**TO BE DONE**
Only the lines from the one containing "Reproduce this chart with Chart.js." through the one containing "const guangzhou = [4500, 7500, 8450];" should be output, both ends included and exactly as they appear, minus any pictures.

**SUPPLIED MATERIAL**
____

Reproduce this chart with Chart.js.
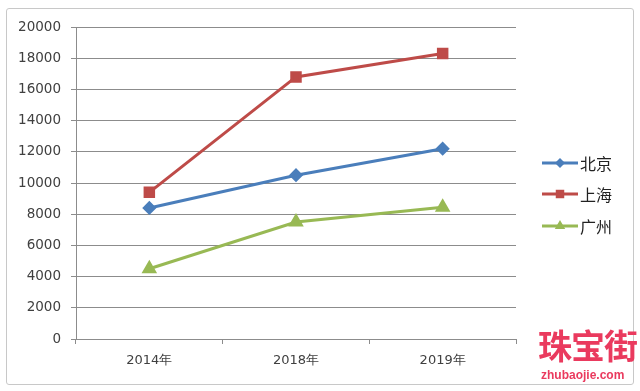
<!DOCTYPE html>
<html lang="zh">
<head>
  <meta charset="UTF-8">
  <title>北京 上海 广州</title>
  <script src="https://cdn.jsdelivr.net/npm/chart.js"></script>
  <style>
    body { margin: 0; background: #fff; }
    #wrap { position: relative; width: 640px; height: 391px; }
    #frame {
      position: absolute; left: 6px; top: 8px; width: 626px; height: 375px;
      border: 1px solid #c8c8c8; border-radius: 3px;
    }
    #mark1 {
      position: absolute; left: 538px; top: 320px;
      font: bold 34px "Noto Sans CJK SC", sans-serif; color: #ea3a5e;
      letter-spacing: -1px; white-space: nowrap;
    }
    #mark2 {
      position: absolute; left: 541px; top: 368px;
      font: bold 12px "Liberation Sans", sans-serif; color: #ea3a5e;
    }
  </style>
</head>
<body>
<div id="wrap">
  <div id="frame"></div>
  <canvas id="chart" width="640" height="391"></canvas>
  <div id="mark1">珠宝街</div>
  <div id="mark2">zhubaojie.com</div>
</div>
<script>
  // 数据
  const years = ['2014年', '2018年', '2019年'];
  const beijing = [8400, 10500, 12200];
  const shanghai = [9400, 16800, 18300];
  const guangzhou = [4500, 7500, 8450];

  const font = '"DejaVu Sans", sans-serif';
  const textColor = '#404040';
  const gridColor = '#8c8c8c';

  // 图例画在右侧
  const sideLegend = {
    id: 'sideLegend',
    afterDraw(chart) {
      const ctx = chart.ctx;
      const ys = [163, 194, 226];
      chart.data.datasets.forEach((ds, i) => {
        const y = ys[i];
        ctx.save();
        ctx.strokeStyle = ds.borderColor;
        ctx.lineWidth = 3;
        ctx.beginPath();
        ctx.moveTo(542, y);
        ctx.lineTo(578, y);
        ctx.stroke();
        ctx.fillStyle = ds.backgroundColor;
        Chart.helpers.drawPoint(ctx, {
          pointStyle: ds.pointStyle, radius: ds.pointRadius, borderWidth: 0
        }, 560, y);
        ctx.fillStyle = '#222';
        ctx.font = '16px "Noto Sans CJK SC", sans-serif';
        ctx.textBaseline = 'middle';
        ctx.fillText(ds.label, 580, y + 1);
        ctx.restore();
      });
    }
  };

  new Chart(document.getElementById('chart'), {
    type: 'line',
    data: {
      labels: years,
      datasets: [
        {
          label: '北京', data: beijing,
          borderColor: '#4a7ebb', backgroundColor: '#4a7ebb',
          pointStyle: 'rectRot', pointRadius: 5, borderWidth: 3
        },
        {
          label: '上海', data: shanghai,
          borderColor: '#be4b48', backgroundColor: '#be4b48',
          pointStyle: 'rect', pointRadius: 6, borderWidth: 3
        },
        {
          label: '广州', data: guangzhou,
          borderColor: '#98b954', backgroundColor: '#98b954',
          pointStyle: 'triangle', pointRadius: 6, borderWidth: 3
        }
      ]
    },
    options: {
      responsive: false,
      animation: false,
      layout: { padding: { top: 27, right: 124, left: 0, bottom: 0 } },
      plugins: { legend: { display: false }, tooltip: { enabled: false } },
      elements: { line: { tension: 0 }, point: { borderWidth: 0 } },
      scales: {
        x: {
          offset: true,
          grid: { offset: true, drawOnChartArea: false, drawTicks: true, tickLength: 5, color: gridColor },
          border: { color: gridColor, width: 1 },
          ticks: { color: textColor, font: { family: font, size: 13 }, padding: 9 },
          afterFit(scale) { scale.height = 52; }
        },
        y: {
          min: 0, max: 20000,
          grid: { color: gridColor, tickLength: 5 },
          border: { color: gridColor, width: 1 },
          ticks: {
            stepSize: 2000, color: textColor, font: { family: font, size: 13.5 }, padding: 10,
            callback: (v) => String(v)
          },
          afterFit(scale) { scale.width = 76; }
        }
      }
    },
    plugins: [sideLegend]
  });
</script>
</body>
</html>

____

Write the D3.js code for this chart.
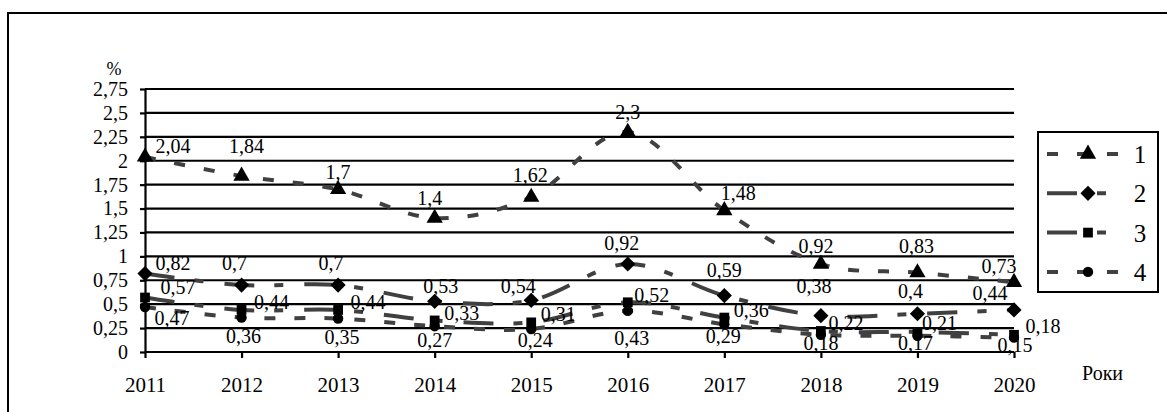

____

**ANSWER TO THIS PROBLEM**
Reproduce this chart with Chart.js.
<!DOCTYPE html>
<html lang="zh">
<head>
  <meta charset="UTF-8">
  <title>北京 上海 广州</title>
  <script src="https://cdn.jsdelivr.net/npm/chart.js"></script>
  <style>
    body { margin: 0; background: #fff; }
    #wrap { position: relative; width: 640px; height: 391px; }
    #frame {
      position: absolute; left: 6px; top: 8px; width: 626px; height: 375px;
      border: 1px solid #c8c8c8; border-radius: 3px;
    }
    #mark1 {
      position: absolute; left: 538px; top: 320px;
      font: bold 34px "Noto Sans CJK SC", sans-serif; color: #ea3a5e;
      letter-spacing: -1px; white-space: nowrap;
    }
    #mark2 {
      position: absolute; left: 541px; top: 368px;
      font: bold 12px "Liberation Sans", sans-serif; color: #ea3a5e;
    }
  </style>
</head>
<body>
<div id="wrap">
  <div id="frame"></div>
  <canvas id="chart" width="640" height="391"></canvas>
  <div id="mark1">珠宝街</div>
  <div id="mark2">zhubaojie.com</div>
</div>
<script>
  // 数据
  const years = ['2014年', '2018年', '2019年'];
  const beijing = [8400, 10500, 12200];
  const shanghai = [9400, 16800, 18300];
  const guangzhou = [4500, 7500, 8450];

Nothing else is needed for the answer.